Lost Marie Curie-Sklodowskas: Gender Equality and Innovation [Work in progress]
Draft available upon request, with Pawel Bukowski (UCL)
We investigate the effect of intra-firm gender disparities on innovation using a unique longitudinal dataset of UK companies from 1996 to 2019. Utilizing within-industry and within-firm variation, we examine the relationship between gender pay gaps and diversity and patenting activities. Our findings indicate that gender parity does not negatively impact innovation. Moreover, in some specifications, we uncover evidence suggesting that a wider gender pay gap adversely affects both the quantity and quality of patents. However, the impact of gender imbalance is nuanced, varying according to the pay grade positions occupied by female employees.
Presented at: 2024 SITES-GLO (Naples); 2023 EALE*(Prague)
(* presented by coauthor)
Global Diffusion Trends in New Technologies: AI versus the Rest [Work in progress]
Draft available upon request, project with the World Bank
Artificial Intelligence (AI) is widely viewed as the defining technology of our time, but its diffusion remains uneven and poorly understood. This paper examines how AI diffuses differently from other frontier technologies.

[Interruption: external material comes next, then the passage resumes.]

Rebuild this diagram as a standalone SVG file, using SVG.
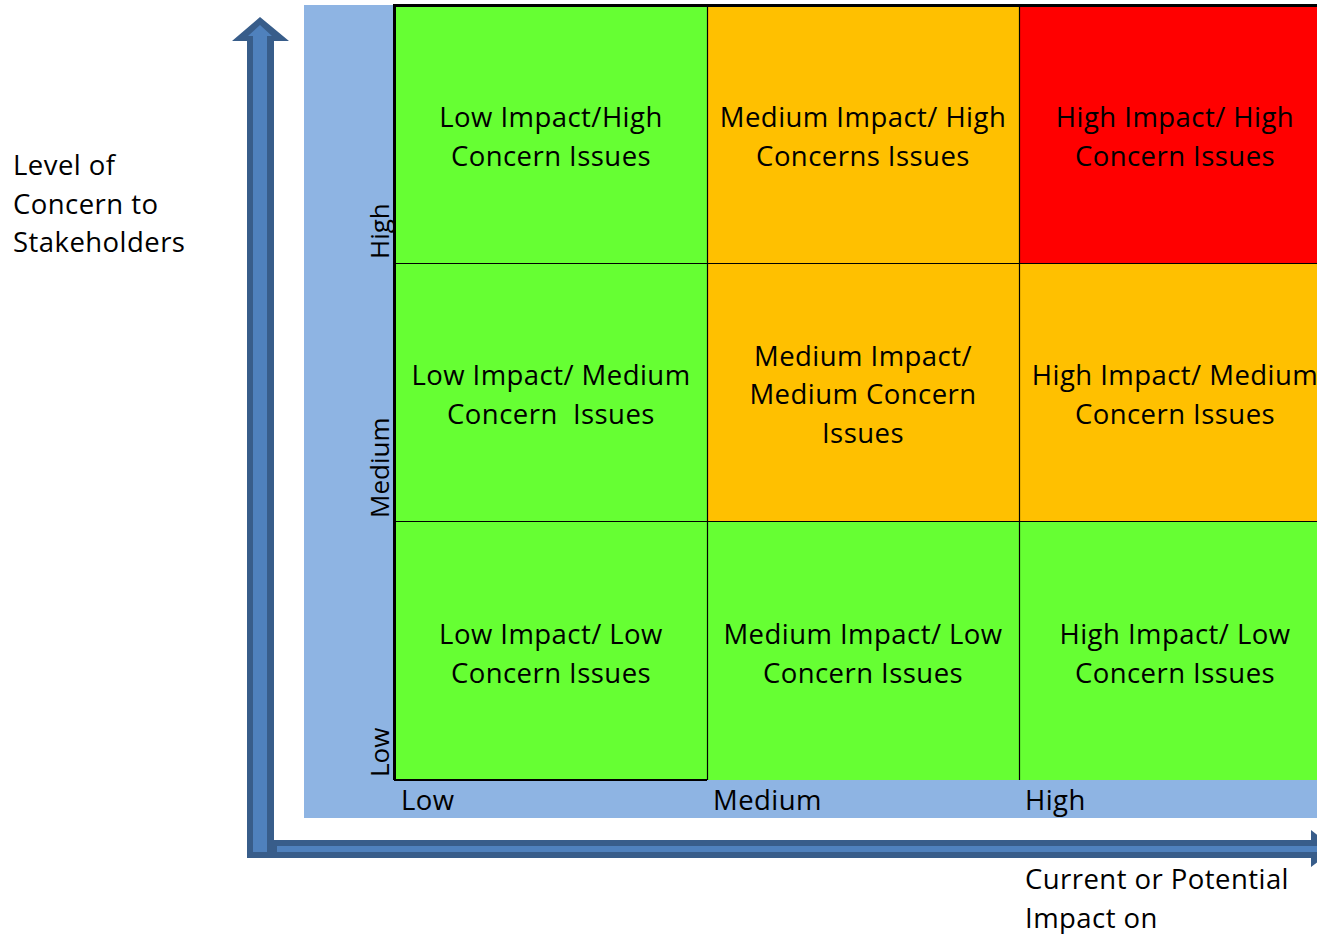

Using job posting data from 17 countries between 2014 and 2022, we compare AI to 28 emerging technologies tracked by Bastos et al. (2024), and infer AI diffusion when firms post jobs containing AI-related keywords. We identify four key departures from typical technology diffusion patterns. First, AI adoption has been more spatially dispersed from the outset, particularly within countries. Second, national income explains more of the cross-country variation in AI adoption than it does for other technologies. Third, distance to AI pioneers poses less of a barrier for AI diffusion across countries but matters more across firms. Finally, multinational firm linkages appear less effective in spreading AI than for other technologies. These patterns reflect features of AI highlighted in the literature - its open-source foundations, relatively recent emergence, and reliance on tacit capabilities rather than tradable inputs.